At the time, Herr told Business Insider that 7% of Point72’s investment staffers are women. While low, the figure does technically indicate that Point72 is a leader in this field, since estimates point to even lower figures for women in investment roles at hedge funds.
Herr has also pitched reporters on recruitment efforts of college-aged students in recent years. According to the lawsuit, Point72’s program has also discriminated against women. When Business Insider visited the program in 2015, all the students were men.
The suit says that Point72 offered jobs to half the number of women coming out of a competition related to the 2018 summer internship program, even though there were an equal number of men and women who made the first round.
Here are the other allegations in the lawsuit against Herr:
- “Herr, the Head of Communications, has had multiple harassment complaints lodged against him, yet remains in a senior role at P72, as HR has simply stated to those who complain, “don’t bother pursuing this.”
- “Male executives, including both Haynes and Herr, regularly offer unsolicited opinions about whether particular women are “attractive” or “look good,” and otherwise comment on the physique of female employees, including making comments about whether female employees look “old,” look older now than when they started at P72, or are “too skinny” or “blonde.” These comments objectify and marginalize female employees, their female co-workers and women generally, as it likely goes without saying that executives do not express opinions about whether male employees are “attractive,” “skinny” or “blonde.”
- “Male executives, including Herr, openly discuss discriminatory reasons why they believe women do not succeed at P72, including, inter alia, because women want to have children, are too emotional and can be “hysterical,” care more about “work life balance” issues, and, perhaps most upsettingly, do not work as hard as men.”
Herr and Haynes didn’t respond to a request for comment for this story.

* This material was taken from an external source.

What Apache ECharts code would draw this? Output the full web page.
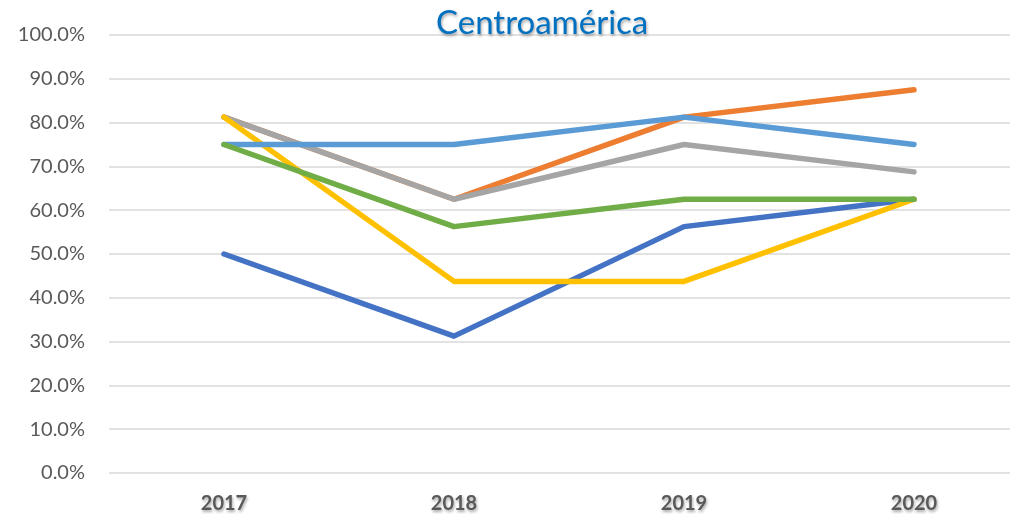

Jonathan Gasthalter, a spokesman for Point72, said:
“The Firm emphatically denies these allegations and will defend itself in a more appropriate venue than the media. We stand by our record of hiring and developing women. In an industry where women are historically underrepresented, the hundreds of women at Point72 are vital members of every part of our organization. Our female investment professional workforce exceeds published industry averages – a direct result of our concerted and sustained focus on promoting diversity at Point72.”
In a statement to Business Insider, Bonner’s lawyers, Michael J. Willemin and Jeanne M. Christensen, partners at law firm Wigdor, said:
“As alleged, the insidious disparity between men and women at Point72 has resulted in women earning as little as 35 cents for each dollar earned by men and men making up virtually the entire leadership team. As noted in the Complaint, hiring and promotion decisions are made almost entirely by men, and the result is a statistical disparity at the highest levels that belies Point72’s purported efforts to develop its female talent. To make matters worse, as alleged, these underpaid women at Point72 work in a demeaning, abusive environment where men use the word “Pussy,” openly declare that “no girls [are] allowed” in meetings, and refuse to work with women because they are “too emotional.”